The cross shaped specimen is 1 mm thick, but in the centre this is reduced to just 300 µm. If it was a uniform thickness, the test would simply pull the arms off. A cross is machined in the middle, which steps down to a thinner circular cross section just 300 µm thick.

“One thing you can see is how strain is being accommodated in the individual grains based on their orientations,” says Dr Collins. “You can monitor the centre on a macroscopic level by putting a camera in front of the rig. But with X-rays, they tell you what the strain is, on all of the individual crystals.”

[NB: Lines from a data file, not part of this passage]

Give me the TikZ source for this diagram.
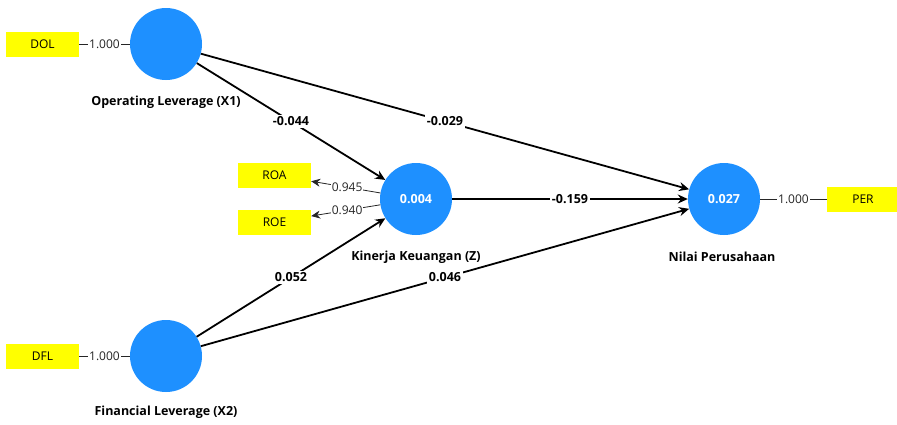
\documentclass[tikz,border=0pt]{standalone}
\usepackage{fontspec}
\setmainfont{Open Sans}
\usetikzlibrary{arrows.meta}
\definecolor{lvblue}{RGB}{30,144,255}
\definecolor{mvyellow}{RGB}{255,255,0}
\tikzset{
  latent/.style={circle, fill=lvblue, minimum size=72pt, inner sep=0pt, text=white, font=\fontsize{12.5}{14}\selectfont\bfseries},
  manifest/.style={rectangle, fill=mvyellow, minimum width=73pt, minimum height=25pt, inner sep=0pt, font=\fontsize{12}{14}\selectfont},
  lvname/.style={font=\fontsize{12.5}{14}\selectfont\bfseries, inner sep=1pt},
  loadline/.style={draw=black!85, line width=0.8pt},
  loadlabel/.style={fill=white, inner sep=1pt, font=\fontsize{12}{14}\selectfont, text=black!85},
  pathline/.style={draw=black, line width=1.8pt, -{Stealth[length=10pt,width=9pt]}},
  pathlabel/.style={fill=white, inner sep=2pt, font=\fontsize{12.5}{14}\selectfont\bfseries},
  loadarrow/.style={draw=black!85, line width=0.8pt, -{Stealth[length=9pt,width=8pt]}}
}
\begin{document}
\begin{tikzpicture}[x=1pt,y=-1pt]
\useasboundingbox[fill=white] (0,0) rectangle (897,424);
% latent variables
\node[latent] (x1) at (166,44) {};
\node[latent] (x2) at (166,356) {};
\node[latent] (z) at (416,199) {0.004};
\node[latent] (y) at (724,199) {0.027};
% names
\node[lvname] (nx1) at (166,102) {Operating Leverage (X1)};
\node[lvname] (nx2) at (166,412) {Financial Leverage (X2)};
\node[lvname] (nz) at (416,257) {Kinerja Keuangan (Z)};
\node[lvname] (ny) at (722,257) {Nilai Perusahaan};
% indicators
\node[manifest] (dol) at (42.5,44) {DOL};
\node[manifest] (dfl) at (42.5,356) {DFL};
\node[manifest] (roa) at (274.5,175) {ROA};
\node[manifest] (roe) at (274.5,222) {ROE};
\node[manifest, minimum width=72pt] (per) at (863,199) {PER};
% loadings
\draw[loadline] (dol) -- node[loadlabel] {1.000} (x1);
\draw[loadline] (dfl) -- node[loadlabel] {1.000} (x2);
\draw[loadline] (y) -- node[loadlabel] {1.000} (per);
\draw[loadarrow] (z) -- node[loadlabel, pos=0.48] {0.945} (roa);
\draw[loadarrow] (z) -- node[loadlabel, pos=0.48] {0.940} (roe);
% structural paths
\draw[pathline] (x1) -- node[pathlabel] {-0.044} (z);
\draw[pathline] (x1) -- node[pathlabel] {-0.029} (y);
\draw[pathline] (x2) -- node[pathlabel] {0.052} (z);
\draw[pathline] (x2) -- node[pathlabel] {0.046} (y);
\draw[pathline] (z) -- node[pathlabel] {-0.159} (y);
\end{tikzpicture}
\end{document}
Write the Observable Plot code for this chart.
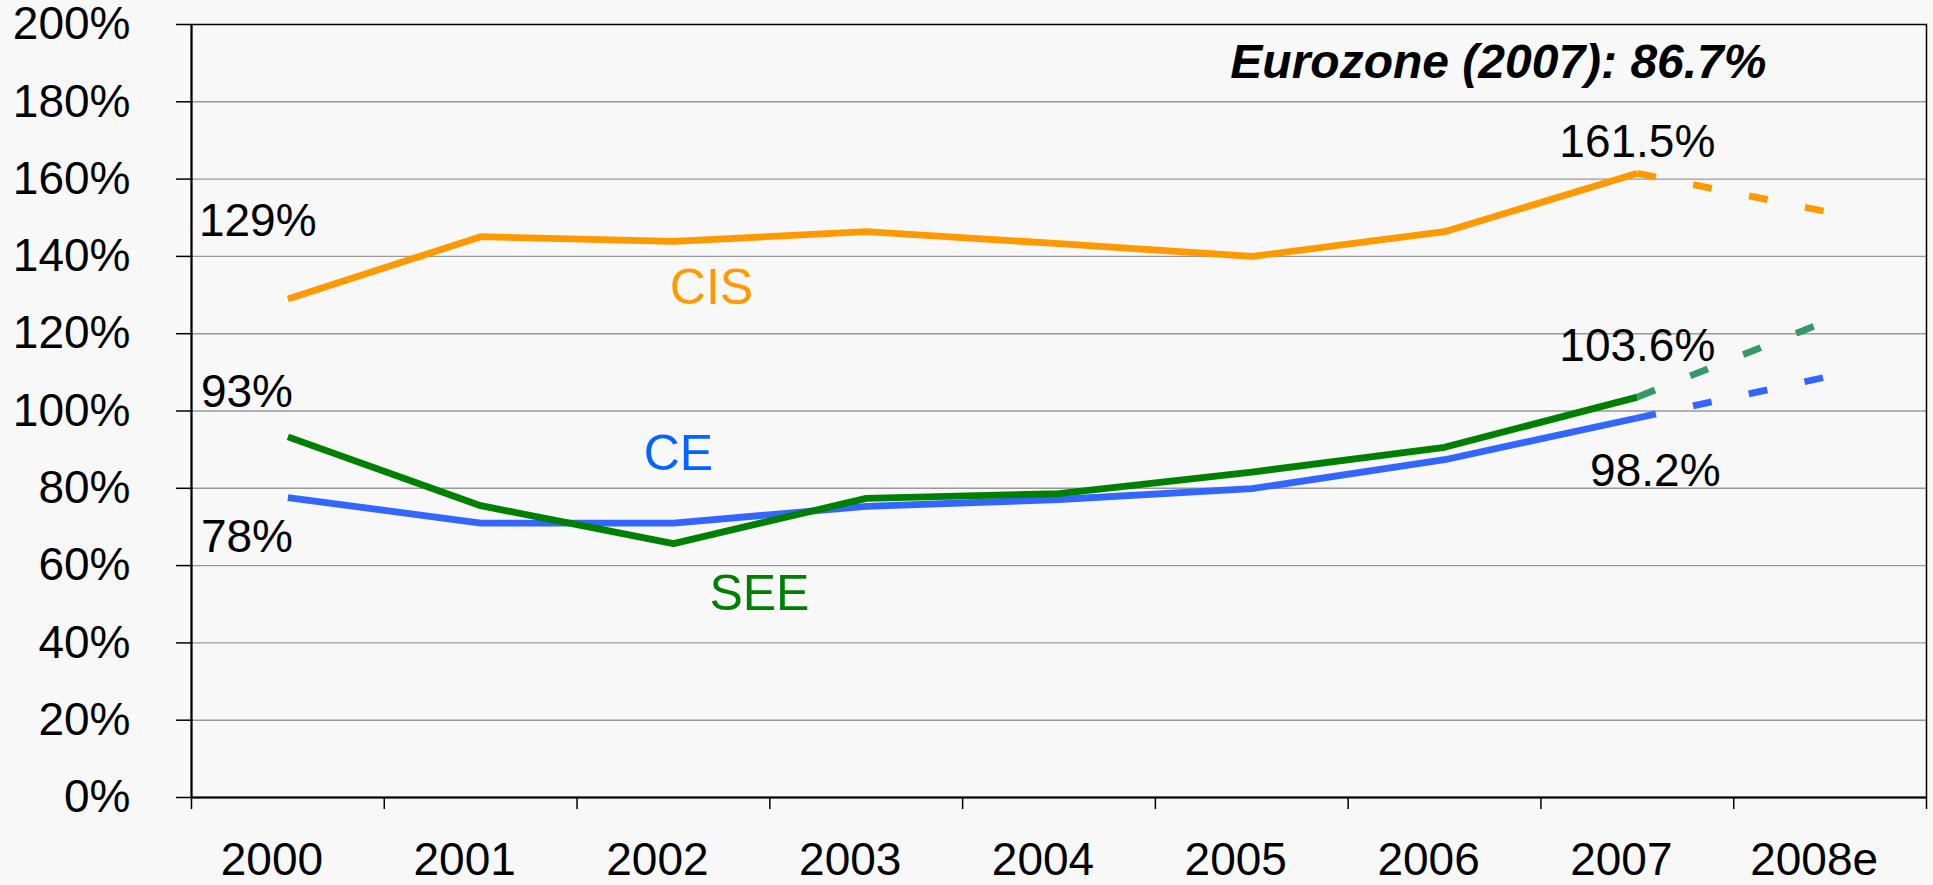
<!DOCTYPE html>
<html>
<head>
<meta charset="utf-8">
<script src="https://cdn.jsdelivr.net/npm/d3@7"></script>
<script src="https://cdn.jsdelivr.net/npm/@observablehq/plot@0.6"></script>
<style>
  html, body { margin: 0; padding: 0; background: #f8f8f8; }
  #chart svg { display: block; }
</style>
</head>
<body>
<div id="chart"></div>
<script>
// ---- data ----
const years = ["2000", "2001", "2002", "2003", "2004", "2005", "2006", "2007", "2008e"];
const ce  = [77.6, 71.0, 71.0, 75.3, 77.1, 79.9, 87.4, 98.2, 109.0];
const see = [93.3, 75.5, 65.7, 77.4, 78.6, 84.2, 90.6, 103.6, 123.6];
const cis = [129.0, 145.1, 143.9, 146.4, 143.3, 140.0, 146.4, 161.5, 151.4];
const seriesNames = ["CE", "SEE", "CIS"];
const startLabels = ["78%", "93%", "129%"];
const endLabels = ["98.2%", "103.6%", "161.5%"];
const note = "Eurozone (2007): 86.7%";
const yTicks = [0, 20, 40, 60, 80, 100, 120, 140, 160, 180, 200];

// ---- derived tables ----
const idx = years.map((_, i) => i);
const boundaries = d3.range(years.length + 1).map(i => i - 0.5);
const lastActual = years.length - 2; // 2007
const rows = vals => vals.map((v, i) => ({i, v}));
const solidPart = vals => rows(vals).slice(0, lastActual + 1);
const dashPart = vals => rows(vals).slice(lastActual);
const pt = (vals, i, label) => [{i, v: vals[i], label}];

const font = "'Liberation Sans', Arial, Helvetica, sans-serif";
const lw = 6.8;
const dash = "19,38";

const chart = Plot.plot({
  width: 1933,
  height: 885,
  marginLeft: 191,
  marginRight: 7,
  marginTop: 24,
  marginBottom: 88,
  style: {background: "#f8f8f8", fontFamily: font, fontSize: "46px", color: "black", overflow: "visible"},
  x: {type: "linear", domain: [-0.5, years.length - 0.5], label: null},
  y: {domain: [0, 200], label: null},
  marks: [
    Plot.gridY({ticks: yTicks.filter(t => t > 0 && t < 200), stroke: "#9a9a9a", strokeOpacity: 1, strokeWidth: 1.4}),
    Plot.axisY({ticks: yTicks, tickSize: 15, tickPadding: 46, tickFormat: d => d + "%", stroke: "black", strokeWidth: 1.5, fontSize: 46, label: null}),
    Plot.axisX({ticks: boundaries, tickSize: 12, tickFormat: () => "", stroke: "black", strokeWidth: 1.5, label: null}),
    Plot.axisX({ticks: idx, tickSize: 0, tickPadding: 45, dx: -16, tickFormat: i => years[i], fontSize: 46, label: null}),
    Plot.frame({stroke: "black", strokeWidth: 1.5}),
    Plot.ruleX([-0.5], {stroke: "black", strokeWidth: 2}),
    Plot.ruleY([0], {stroke: "black", strokeWidth: 2}),

    // CE (blue)
    Plot.line(solidPart(ce), {x: "i", y: "v", stroke: "#3366FF", strokeWidth: lw, strokeLinecap: "butt", strokeLinejoin: "miter"}),
    Plot.line(dashPart(ce), {x: "i", y: "v", stroke: "#3366FF", strokeWidth: lw, strokeLinecap: "butt", strokeDasharray: dash}),
    // SEE (green)
    Plot.line(solidPart(see), {x: "i", y: "v", stroke: "#008000", strokeWidth: lw, strokeLinecap: "butt", strokeLinejoin: "miter"}),
    Plot.line(dashPart(see), {x: "i", y: "v", stroke: "#339966", strokeWidth: lw, strokeLinecap: "butt", strokeDasharray: dash}),
    // CIS (orange)
    Plot.line(solidPart(cis), {x: "i", y: "v", stroke: "#FF9900", strokeWidth: lw, strokeLinecap: "butt", strokeLinejoin: "miter"}),
    Plot.line(dashPart(cis), {x: "i", y: "v", stroke: "#FF9900", strokeWidth: lw, strokeLinecap: "butt", strokeDasharray: dash}),

    // start value labels
    Plot.text(pt(cis, 0, startLabels[2]), {x: "i", y: "v", text: "label", textAnchor: "start", dx: -89, dy: -78, fontSize: 46, fill: "black"}),
    Plot.text(pt(see, 0, startLabels[1]), {x: "i", y: "v", text: "label", textAnchor: "start", dx: -87, dy: -45, fontSize: 46, fill: "black"}),
    Plot.text(pt(ce, 0, startLabels[0]), {x: "i", y: "v", text: "label", textAnchor: "start", dx: -87, dy: 40, fontSize: 46, fill: "black"}),
    // end value labels
    Plot.text(pt(cis, lastActual, endLabels[2]), {x: "i", y: "v", text: "label", dy: -31, fontSize: 46, fill: "black"}),
    Plot.text(pt(see, lastActual, endLabels[1]), {x: "i", y: "v", text: "label", dy: -51, fontSize: 46, fill: "black"}),
    Plot.text(pt(ce, lastActual, endLabels[0]), {x: "i", y: "v", text: "label", dx: 18, dy: 53, fontSize: 46, fill: "black"}),
    // series names
    Plot.text(pt(cis, 2, seriesNames[2]), {x: "i", y: "v", text: "label", dx: 38, dy: 47, fontSize: 50, fill: "#FF9900"}),
    Plot.text(pt(ce, 2, seriesNames[0]), {x: "i", y: "v", text: "label", dx: 5, dy: -69, fontSize: 50, fill: "#0066FF"}),
    Plot.text(pt(see, 2, seriesNames[1]), {x: "i", y: "v", text: "label", dx: 86, dy: 50, fontSize: 50, fill: "#008000"}),
    // note
    Plot.text([note], {text: d => d, frameAnchor: "top-right", textAnchor: "end", lineAnchor: "middle", dx: -160, dy: 38.5, fontSize: 48, fontWeight: "bold", fontStyle: "italic", fill: "black"})
  ]
});
document.getElementById("chart").appendChild(chart);
</script>
</body>
</html>
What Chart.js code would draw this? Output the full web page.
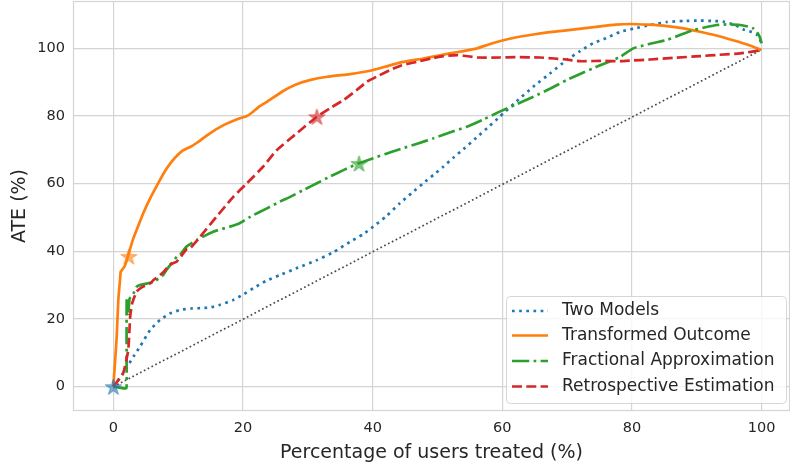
<!DOCTYPE html>
<html>
<head>
<meta charset="utf-8">
<title>ATE vs. percentage of users treated</title>
<script src="https://cdn.jsdelivr.net/npm/chart.js@4"></script>
<style>
  html, body { margin: 0; padding: 0; background: #ffffff; }
  #chart { display: block; }
</style>
</head>
<body>
<canvas id="chart" width="790" height="464"></canvas>
<script>
// Series names (legend order)
const seriesNames = ['Two Models', 'Transformed Outcome', 'Fractional Approximation', 'Retrospective Estimation'];

// Uplift curves: [percentage of users treated, ATE %]
const twoModels = [
  [0, 0], [1.5, 3.9], [3.1, 8.9], [4.1, 11.8], [5.7, 16.8], [7.2, 19.7], [8.7, 21.6], [10.3, 22.7],
  [12, 23.1], [13.4, 23.2], [14.9, 23.4], [16.5, 24.2], [18.5, 25.6], [20, 27.2], [21.6, 29.1],
  [23.5, 31.2], [25.7, 33.0], [28.5, 35.2], [31.4, 37.4], [34, 39.8], [36.5, 42.8], [38.5, 45.0],
  [40.1, 47.3], [42, 50.2], [44.2, 54.2], [46, 57.2], [47.8, 60.1], [49.5, 62.8], [50.9, 65],
  [52.4, 67.6], [54, 70.2], [56, 73.6], [58, 77], [59.6, 79.8], [62, 84], [64.8, 88.7], [67.5, 92.8],
  [69.9, 96.5], [72, 99.2], [74, 101.5], [76, 103], [78.2, 104.9], [80.2, 105.8], [82.8, 106.9],
  [85.4, 107.8], [88, 108.1], [90.5, 108.2], [92.5, 108.1], [94.1, 107.9], [95.8, 107], [97.2, 105.6],
  [98.5, 104.8], [99.2, 104.2], [99.7, 103], [100, 101]
];
const transformedOutcome = [
  [0, 0], [0.5, 14], [0.77, 25.6], [1.03, 31.5], [1.14, 34], [1.4, 34.6], [1.8, 35.8], [2.3, 38.9],
  [3.1, 43.9], [3.9, 47.8], [4.6, 51.2], [5.7, 55.7], [7.2, 61.1], [8, 63.8], [9.0, 66.5], [10, 68.6],
  [10.8, 69.9], [12, 71], [12.9, 72.1], [14.9, 74.9], [17, 77.3], [19, 79], [20.6, 80], [21.5, 81.2],
  [22.5, 82.8], [23.7, 84.2], [26.2, 87.4], [28, 89.2], [30.3, 90.6], [33, 91.6], [36.5, 92.4],
  [38.5, 93], [40.1, 93.6], [42, 94.6], [44.2, 95.8], [47.8, 97], [50, 97.8], [51.9, 98.5], [54, 99.2],
  [56.1, 100], [58, 101.2], [59.6, 102.1], [62, 103.2], [64.8, 104.1], [67, 104.7], [69.9, 105.3],
  [72.5, 105.9], [75.1, 106.5], [77.5, 107], [79.7, 107.2], [82.5, 107], [85.4, 106.6], [88, 105.9],
  [90.5, 104.9], [93, 103.8], [95.6, 102.4], [98, 101], [100, 99.5]
];
const fractionalApproximation = [
  [0, 0], [1, -0.3], [2.0, -0.5], [2.05, 5], [2.06, 25.5], [2.3, 21.5], [2.5, 26], [2.8, 26.6],
  [3.1, 27.5], [3.6, 29.5], [4.1, 30], [5.7, 30.7], [6.2, 31], [7.2, 32.2], [7.7, 33], [8.2, 34.5],
  [9.8, 38.4], [10.3, 39], [11.3, 41.4], [12.9, 43.4], [15.4, 45.8], [18, 47.3], [19.5, 48.3],
  [21.1, 50.2], [21.6, 50.7], [23.7, 52.7], [25.7, 54.7], [27.3, 56.1], [29.5, 58.3], [31.4, 60.1],
  [33.5, 62.2], [35.5, 64], [37.8, 66], [40.1, 67.5], [42, 68.8], [44.2, 70.2], [47, 71.9], [49.4, 73.4],
  [52, 75.2], [54.5, 76.8], [57, 78.9], [59.6, 81.3], [62, 83.3], [64.8, 85.7], [67.5, 88.2], [69.9, 90.6],
  [72, 92.4], [74, 94.1], [76, 95.7], [78.2, 97.5], [80.2, 100], [82.5, 101.2], [85.4, 102.5],
  [87.5, 104], [89.5, 105.4], [91.5, 106.3], [93.1, 106.9], [95, 107.1], [96.7, 106.9], [98, 106.4],
  [98.7, 105.9], [99.3, 104.8], [99.7, 103.4], [100, 101.5]
];
const retrospectiveEstimation = [
  [0, 0], [1.5, 3.9], [2.3, 10.8], [2.6, 20.7], [2.9, 24.6], [3.6, 28.1], [4.5, 29.5], [5.7, 30.5],
  [6.2, 31.5], [7.7, 33.8], [8.7, 36], [9.8, 37], [11.3, 40.6], [11.8, 40.8], [13.4, 44.3], [15.9, 50.2],
  [18.5, 56.1], [20.6, 60.1], [23.1, 65], [25.2, 69.9], [28.3, 74.9], [31.4, 79.8], [33.5, 82.4],
  [35.5, 84.7], [37.5, 87.6], [39.1, 90.1], [41, 92], [42.7, 93.6], [44.5, 95], [46.8, 96], [49, 97],
  [50.9, 97.7], [53, 98], [55, 97.6], [56.1, 97.3], [59.6, 97.3], [62, 97.4], [65.8, 97.3], [68, 97],
  [69.9, 96.7], [72, 96.2], [75.1, 96.3], [78.2, 96.2], [80, 96.4], [82.8, 96.7], [86.5, 97.2],
  [90.5, 97.7], [93.5, 98.1], [96.7, 98.5], [100, 99.5]
];
// Random-targeting baseline
const randomBaseline = [[0, 0], [100, 99.6]];

// Highlighted operating points (one per method)
const starX = [0, 2.4, 37.9, 31.4];
const starY = [0, 38.5, 66, 79.8];

// Axis ticks
const xTicks = [0, 20, 40, 60, 80, 100];
const yTicks = [0, 20, 40, 60, 80, 100];

const colors = ['#1f77b4', '#ff7f0e', '#2ca02c', '#d62728'];
const LW = 2.7;
const dashes = [[LW, 1.65 * LW], [], [6.4 * LW, 1.6 * LW, LW, 1.6 * LW], [3.7 * LW, 1.6 * LW]];
const TEXT = '#262626';
const GRID = '#d4d4d4';
const FONT = "'DejaVu Sans', 'Liberation Sans', sans-serif";

const toXY = arr => arr.map(p => ({ x: p[0], y: p[1] }));

// Five-pointed star marker drawn on an offscreen canvas
function makeStar(color, r) {
  const c = document.createElement('canvas');
  const s = Math.ceil(r * 2 + 4);
  c.width = s; c.height = s;
  const g = c.getContext('2d');
  const cx = s / 2, cy = s / 2 + r * 0.1;
  g.beginPath();
  for (let i = 0; i < 10; i++) {
    const rad = i % 2 === 0 ? r : r * 0.382;
    const a = -Math.PI / 2 + i * Math.PI / 5;
    const px = cx + rad * Math.cos(a), py = cy + rad * Math.sin(a);
    if (i === 0) g.moveTo(px, py); else g.lineTo(px, py);
  }
  g.closePath();
  g.globalAlpha = 0.6;
  g.fillStyle = color;
  g.fill();
  g.lineWidth = 1;
  g.strokeStyle = color;
  g.stroke();
  return c;
}
const starImages = colors.map(c => makeStar(c, 8.5));

const curves = [twoModels, transformedOutcome, fractionalApproximation, retrospectiveEstimation];
const drawOrder = [4, 3, 2, 1];

const datasets = curves.map((arr, i) => ({
  label: seriesNames[i],
  data: toXY(arr),
  borderColor: colors[i],
  backgroundColor: colors[i],
  borderWidth: LW,
  borderDash: dashes[i],
  borderCapStyle: 'butt',
  borderJoinStyle: 'round',
  pointRadius: 0,
  tension: 0.15,
  fill: false,
  order: drawOrder[i]
}));

datasets.push({
  label: 'Random',
  data: toXY(randomBaseline),
  borderColor: '#4a4a4a',
  borderWidth: 1.7,
  borderDash: [1.7, 2.6],
  pointRadius: 0,
  tension: 0,
  fill: false,
  order: 5
});

datasets.push({
  label: 'Operating points',
  data: starX.map((x, i) => ({ x, y: starY[i] })),
  showLine: false,
  pointStyle: starImages,
  pointRadius: 9,
  order: 0
});

// Axes keep a fixed size and reserve no extra edge padding
function fixAxis(size, horizontal) {
  return s => {
    if (horizontal) s.height = size; else s.width = size;
    s.paddingTop = 0; s.paddingBottom = 0; s.paddingLeft = 0; s.paddingRight = 0;
  };
}

// Frame, axis titles and in-plot legend
const decorations = {
  id: 'decorations',
  beforeDatasetsDraw(chart) {
    const { ctx, chartArea: a } = chart;
    ctx.save();
    ctx.strokeStyle = GRID;
    ctx.lineWidth = 1.2;
    ctx.strokeRect(a.left + 0.5, a.top + 0.5, a.right - a.left - 1, a.bottom - a.top - 1);
    ctx.restore();
  },
  afterDraw(chart) {
    const { ctx, chartArea: a } = chart;
    ctx.save();
    ctx.fillStyle = TEXT;
    ctx.font = `19px ${FONT}`;
    ctx.textAlign = 'center';
    ctx.textBaseline = 'alphabetic';
    ctx.fillText('Percentage of users treated (%)', (a.left + a.right) / 2, 458);
    ctx.translate(25, (a.top + a.bottom) / 2);
    ctx.rotate(-Math.PI / 2);
    ctx.fillText('ATE (%)', 0, 0);
    ctx.restore();

    // legend box
    const bx = 506.5, by = 296.5, bw = 280, bh = 107, r = 4;
    ctx.save();
    ctx.beginPath();
    ctx.moveTo(bx + r, by);
    ctx.arcTo(bx + bw, by, bx + bw, by + bh, r);
    ctx.arcTo(bx + bw, by + bh, bx, by + bh, r);
    ctx.arcTo(bx, by + bh, bx, by, r);
    ctx.arcTo(bx, by, bx + bw, by, r);
    ctx.closePath();
    ctx.fillStyle = 'rgba(255,255,255,0.8)';
    ctx.fill();
    ctx.strokeStyle = 'rgba(204,204,204,0.8)';
    ctx.lineWidth = 1;
    ctx.stroke();

    const rows = [311, 335.5, 361, 386.5];
    seriesNames.forEach((name, i) => {
      const y = rows[i];
      ctx.beginPath();
      ctx.setLineDash(dashes[i]);
      ctx.lineCap = 'butt';
      ctx.strokeStyle = colors[i];
      ctx.lineWidth = LW;
      ctx.moveTo(512, y);
      ctx.lineTo(548, y);
      ctx.stroke();
      ctx.setLineDash([]);
      ctx.fillStyle = TEXT;
      ctx.font = `17px ${FONT}`;
      ctx.textAlign = 'left';
      ctx.textBaseline = 'middle';
      ctx.fillText(name, 562, y);
    });
    ctx.restore();
  }
};

new Chart(document.getElementById('chart'), {
  type: 'line',
  data: { datasets },
  options: {
    responsive: false,
    animation: false,
    devicePixelRatio: 1,
    layout: { autoPadding: false, padding: { top: 1, right: 0, bottom: 0, left: 0 } },
    plugins: { legend: { display: false }, tooltip: { enabled: false } },
    scales: {
      x: {
        type: 'linear',
        min: -6.22,
        max: 104.38,
        afterBuildTicks: s => { s.ticks = xTicks.map(v => ({ value: v })); },
        afterFit: fixAxis(53, true),
        ticks: { color: TEXT, font: { family: FONT, size: 14.5 }, padding: 9, maxRotation: 0 },
        grid: { color: GRID, lineWidth: 1.2, drawTicks: false },
        border: { display: false }
      },
      y: {
        type: 'linear',
        min: -7.2,
        max: 114.0,
        afterBuildTicks: s => { s.ticks = yTicks.map(v => ({ value: v })); },
        afterFit: fixAxis(73, false),
        ticks: { color: TEXT, font: { family: FONT, size: 14.5 }, padding: 8 },
        grid: { color: GRID, lineWidth: 1.2, drawTicks: false },
        border: { display: false }
      }
    }
  },
  plugins: [decorations]
});
</script>
</body>
</html>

With the tests complete, the hard work begins. After four intense days of gathering data, it could be a year or more of analysis to find conclusive explanation of the bi-axial deformation phenomenon. What is known is that ‘material texture’, i.e. the orientation of grains in the material, has a big effect on the ductility of the materials and how strain is accumulated. As all sheet materials are rolled during production, it forces most of the crystals to align in one orientation. “We can tell BMW things like ‘texture is important’, but we don’t yet know how to optimize it,” says Dr Collins. “Eventually, however, we hope to get enough of an idea about the affect to apply it to different materials. We’re sticking with steel for the moment as we don’t want to end up blurring the problem with other complexities. But, there is no reason why this research could not be limited to any alloy.

For a lot of metals, no one has proved if this phenomenon even exists or not, so there might be massive benefits with lots of different applications outside the automotive world.”

Originally published in Engineering Materials Magazine, Spring 2016
www.materialsforengineering.co.uk

Author
Justin Cunningham
University of Oxford

The Diamond Light Source

Diamond Light Source is the UK’s synchrotron. It works like a giant microscope, harnessing the power of electrons to produce bright light that scientists can use to study anything from fossils to jet engines to viruses and vaccines.

The machine speeds up electrons to near light speeds so that they give off a light 10 billion times brighter than the sun.

These bright beams are then directed off into laboratories known as ‘beamlines’.

Here, scientists use the light to study a vast range of subject matter, from new medicines and treatments for disease to innovative engineering and cutting-edge technology.